The travel gold rush 2020: How global travel is changing
Thursday 9, December 2010
Amadeus has commissioned a study to explore the trends shaping the future of travel, specifically focused on the challenges and opportunities facing airlines and agents.
The report looks at potential new revenue opportunities and drivers of profitability, new models driving future growth and changing traveller tastes and preferences.
Key findings and insights include:
1. The global travel industry is making an uneven recovery from the recession. 2010 has seen a return to growth with global arrivals increasing 5.6% in the first six months of the year. However, Europe remains sluggish and there are lingering economic concerns. Hotspots remain Latin America and Asia-Pacific.
2. Asia will represent one third of travel spending by 2020 – up from 21% today. Macroeconomic modelling by Oxford Economics has suggested a dramatic realignment of travel spend over the next decade. Asia will account for nearly 22% of global arrivals by 2020 (up from 18% in 2008) and the region’s residents will account for 32% of travel spending by 2020.
3. Ancillary services offer new opportunities but they may not be the silver bullet to revenue growth that many expect. Ancillary revenue generation has spread from LCCs to major carriers and become an increasingly important source of revenues; however, it may not be the answer to revenue growth many would like. Considerable uncertainty remains about how important ancillary revenues will be in the long term, especially to major carriers. Nonetheless, with estimates suggesting that ancillary revenues may contribute anything up to 35% of airline revenues in the future the industry needs to fully understand where the opportunities lie.
4. Airlines and agents must explore new models that take a more comprehensive view of the total travel experience. Airlines may adopt a broader (or generic) approach to travel and integrate activities more closely with the rest of the travel value chain. There may be potential to derive yield from alliances with high speed rail providers, from customers who are willing to pay for seamless travel (e.g. improved ground transfers/transport), and by taking closer account of customer preferences beyond the airline trip itself.
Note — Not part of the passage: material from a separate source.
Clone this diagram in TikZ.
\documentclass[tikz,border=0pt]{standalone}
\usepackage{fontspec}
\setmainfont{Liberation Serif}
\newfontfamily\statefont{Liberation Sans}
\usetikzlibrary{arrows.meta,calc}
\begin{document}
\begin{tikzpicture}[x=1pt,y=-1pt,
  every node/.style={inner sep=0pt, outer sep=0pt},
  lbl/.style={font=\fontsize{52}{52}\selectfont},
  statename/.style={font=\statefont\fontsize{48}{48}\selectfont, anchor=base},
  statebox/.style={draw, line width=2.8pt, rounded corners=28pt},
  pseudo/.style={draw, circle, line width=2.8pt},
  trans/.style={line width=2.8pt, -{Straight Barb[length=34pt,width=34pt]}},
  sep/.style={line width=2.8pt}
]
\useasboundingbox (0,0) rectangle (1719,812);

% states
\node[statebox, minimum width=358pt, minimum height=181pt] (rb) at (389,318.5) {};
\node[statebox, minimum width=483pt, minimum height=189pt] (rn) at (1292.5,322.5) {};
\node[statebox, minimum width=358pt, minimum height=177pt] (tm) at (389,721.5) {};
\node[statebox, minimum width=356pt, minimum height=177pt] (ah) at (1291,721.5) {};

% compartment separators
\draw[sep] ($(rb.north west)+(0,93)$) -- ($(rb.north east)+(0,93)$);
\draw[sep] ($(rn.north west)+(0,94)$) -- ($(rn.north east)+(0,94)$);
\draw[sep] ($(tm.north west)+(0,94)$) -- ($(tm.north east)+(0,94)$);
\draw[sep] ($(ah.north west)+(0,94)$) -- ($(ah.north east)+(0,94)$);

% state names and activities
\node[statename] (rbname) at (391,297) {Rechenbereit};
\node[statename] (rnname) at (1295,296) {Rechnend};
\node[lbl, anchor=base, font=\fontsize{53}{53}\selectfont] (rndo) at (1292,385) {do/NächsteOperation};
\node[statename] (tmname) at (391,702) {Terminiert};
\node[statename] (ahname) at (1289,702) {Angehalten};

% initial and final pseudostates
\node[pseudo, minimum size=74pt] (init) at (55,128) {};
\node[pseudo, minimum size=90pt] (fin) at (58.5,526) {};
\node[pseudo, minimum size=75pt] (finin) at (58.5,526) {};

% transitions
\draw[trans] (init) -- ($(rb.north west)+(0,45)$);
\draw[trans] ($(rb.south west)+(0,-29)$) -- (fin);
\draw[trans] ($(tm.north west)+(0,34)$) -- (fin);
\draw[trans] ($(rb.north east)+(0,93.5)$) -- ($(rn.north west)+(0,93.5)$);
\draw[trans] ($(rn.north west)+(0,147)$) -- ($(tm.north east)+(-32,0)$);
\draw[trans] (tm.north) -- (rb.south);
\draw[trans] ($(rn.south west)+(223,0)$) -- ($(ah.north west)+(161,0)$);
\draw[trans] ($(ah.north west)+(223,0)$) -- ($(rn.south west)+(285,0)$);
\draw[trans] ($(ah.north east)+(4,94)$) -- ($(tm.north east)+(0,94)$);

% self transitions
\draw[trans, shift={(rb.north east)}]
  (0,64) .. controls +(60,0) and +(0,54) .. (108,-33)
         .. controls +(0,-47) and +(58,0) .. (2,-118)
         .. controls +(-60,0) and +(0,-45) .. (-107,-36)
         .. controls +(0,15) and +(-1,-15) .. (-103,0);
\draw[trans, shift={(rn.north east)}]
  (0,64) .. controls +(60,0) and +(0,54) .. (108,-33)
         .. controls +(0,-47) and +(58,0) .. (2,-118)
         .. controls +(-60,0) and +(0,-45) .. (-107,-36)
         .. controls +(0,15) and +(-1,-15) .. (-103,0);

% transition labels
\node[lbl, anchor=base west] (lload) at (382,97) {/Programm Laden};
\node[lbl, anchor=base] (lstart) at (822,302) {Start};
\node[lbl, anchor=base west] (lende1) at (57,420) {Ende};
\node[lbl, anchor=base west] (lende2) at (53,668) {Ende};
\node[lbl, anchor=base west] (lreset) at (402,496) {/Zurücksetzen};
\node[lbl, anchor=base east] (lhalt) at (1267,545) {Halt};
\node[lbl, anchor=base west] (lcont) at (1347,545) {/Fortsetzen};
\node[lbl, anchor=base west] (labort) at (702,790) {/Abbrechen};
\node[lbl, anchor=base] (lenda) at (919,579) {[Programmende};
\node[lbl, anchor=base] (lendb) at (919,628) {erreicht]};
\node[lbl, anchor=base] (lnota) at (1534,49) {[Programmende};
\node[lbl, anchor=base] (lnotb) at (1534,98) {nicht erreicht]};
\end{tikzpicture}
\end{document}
In general, there are significant opportunities for airlines (and agents) which could arise from the weak points in the current value chain, such as the disconnect between ground transportation and the flight. Passenger willingness to pay for a smooth travel experience seems to be a significant opportunity, with a variety of sources of value but one which has so far gone largely unexploited. New technologies offer the potential to access these sources of value by allowing airlines and agents to more closely tailor their products to match traveller preferences.
5. Traditional cabin classes to be replaced by “virtual classes” as individual traveller preferences create a personalised experience. The future of the aircraft cabin is set to go through significant changes as customers are able to share their preferences with airlines and airlines will be expected to meet their individual needs leading to the decline of traditional cabin classes.
6. Face-to-face (F2F) travel agents set to become more highly valued. F2F agents may evolve to provide more services across the entire travel experience, particularly at its weak points. As travellers increasingly try out new experiences and destinations, it is likely that F2F agents may be able to play to their strengths of being there. They are likely to focus on industry niches/deep expert advice in the future. Their customer proposition will focus on ensuring that their clients are assisted across the entirety of the travel experience.
7. Richer, older and going somewhere - demographic changes will alter Western travel. Demographic changes and health advances will mean more travellers with more free time, who travel for longer periods and who are still able to incorporate a variety of travel experience. These new travellers will present new opportunities for airlines and agents.
8. Business travel will recover from the recent recession but business class may face changes. Videoconferencing is likely to supplement rather than supplant business travel due to industry growth and the continuing advantages of F2F contact, particularly for initial meetings. Analysis in the US suggests that for every dollar invested in business travel companies realise $12.50 in incremental revenue. Business class is most likely to survive and thrive but classes in general are likely to become increasingly fragmented.
9. Emerging nations’ travel habits remain the great unknown. Despite their importance (and macroeconomic forecasts indicating broad trends) there is some uncertainty about where citizens from emerging nations may travel to or how their tastes may differ from Western travellers. The demographic trends associated with Western travellers may be less relevant when applied to the emerging markets.